Biological control of fungus
Fungi are the main cause for plant diseases. You may have noticed fungi growing on food you may have forgotten – everything is ruined.
While most fungi like to feed on decomposing matter – there are other types that will colonize living material- like your plants.
Fungi can be very small and hard to see. They can infect different areas of your plant, like the roots, leaves, or fruits and vegetables.
If you miss the opportunity to treat it, due to its fast reproduction cycles it may be too late.
Fungal pathogens can spread quickly moving with the wind, through the water, and are carried with shoes or animals.
The best way to deal with plant diseases is to avoid plant diseases in the first place. Adopting good practices can reduce the risk of plant diseases. Elements such as crop rotation, irrigation optimization, proper selection of seed and organic fertilizers all contribute to the prevalence of plant diseases.
Weak plants will always be the most vulnerable. Starting from the seed, only plant the full sized seeds. Smaller seed sizes will result in weaker crops.
Fungi proliferate faster with water, therefore decreasing humidity around the plants is crucial.
Humidity increases with high plant density, weeds, over-irrigation, or badly managed irrigation, and mis-aeration in the greenhouse.
Only use high quality organic fertilizers. The increased use of chemical fertilizers, manure and poorly managed compost make your plants more susceptible to diseases
A small test you can do to check the quality of your fertilizer is a sprouting test.
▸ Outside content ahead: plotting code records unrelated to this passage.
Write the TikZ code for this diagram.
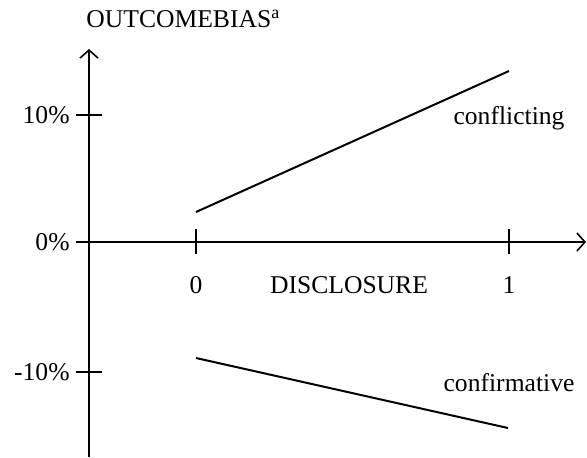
\documentclass[tikz,border=0pt]{standalone}
\usepackage{fontspec}
\setmainfont{Liberation Serif}
\usetikzlibrary{arrows.meta}

\begin{document}
\begin{tikzpicture}[x=0.5pt, y=-0.5pt, every node/.style={font=\fontsize{12.8pt}{15pt}\selectfont, inner sep=0pt}, axis/.style={line width=1pt, -{Straight Barb[length=4pt, width=9pt, line width=0.8pt]}}, tickmark/.style={line width=0.6pt}, trend/.style={line width=1pt}]
	\useasboundingbox (0,0) rectangle (587,457);
	% axes
	\coordinate (O) at (89,242);
	\coordinate (ybot) at (89,457);
	\coordinate (ytop) at (89,49);
	\coordinate (xleft) at (77,242);
	\coordinate (xright) at (586,242);
	\draw[axis] (ybot) -- (ytop);
	\draw[axis] (xleft) -- (xright);
	\node[anchor=west] (ylab) at (86,19) {OUTCOMEBIAS\textsuperscript{a}};
	% y ticks
	\foreach \y/\t/\n in {115/10\%/yp, 242/0\%/yz, 372/-10\%/ym} {
		\draw[tickmark] (76,\y) -- (102,\y);
		\node[anchor=east] (\n) at (70,\y) {\t};
	}
	% x ticks
	\foreach \x/\t/\n in {196/0/xz, 509/1/xo} {
		\draw[tickmark] (\x,229) -- (\x,254);
		\node (\n) at (\x,285) {\t};
	}
	\node (xlab) at (349,285) {DISCLOSURE};
	% outcome lines
	\coordinate (c1) at (196,212);
	\coordinate (c2) at (509,71);
	\coordinate (f1) at (196,358);
	\coordinate (f2) at (508,428);
	\draw[trend] (c1) -- (c2);
	\draw[trend] (f1) -- (f2);
	\node (conf) at (509,118) {conflicting};
	\node (confirm) at (509,383) {confirmative};
\end{tikzpicture}
\end{document}
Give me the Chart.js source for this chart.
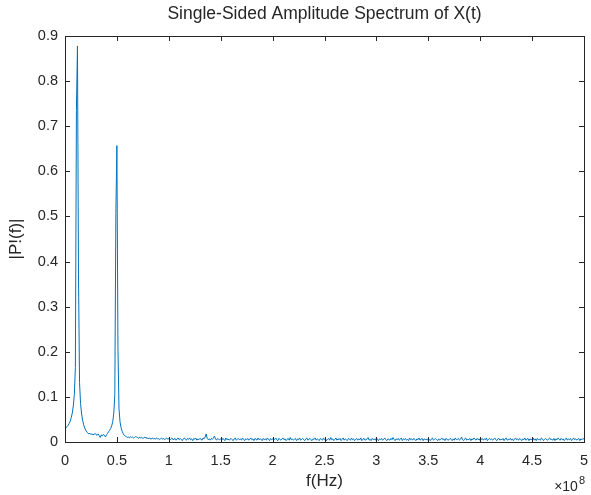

Take a sample of your fertilizer and put it in a planting pot or a small area in the garden. Plant some seeds in high density, irrigate. After 1 week, look for fungi in your germinated seeds, to tell the quality of the compost.
Always and regularly check your crops, and if you identify a plant disease you will need to act fast.
While conventional farmers use pesticides, pathogens become resistant to them over time, creating stronger infections. Organic farmers don’t wait until their plants get diseases, but their strategy is to work preventively against all diseases and pests.
Their preventive measures include:
– Proper weed management, and regulating irrigation to reduce humidity
– Spraying compost tea at least once a month to increase beneficial microorganisms
– Crop rotations of with plants such as legumes, cereals and vegetables to reduce disease in soil
In case of infestation, organic farmers can use bio-pesticides that are not harmful to the environment and are safe to use, and safe to eat. This can include sulfur, sodium bi-carbonate and copper.
Adopting good practices and when needed using safe biopesticides are the ways of an organic farmer, that doesn’t isolate the problem but instead seeks holistic solutions for healthy soil, healthy plants and healthy people.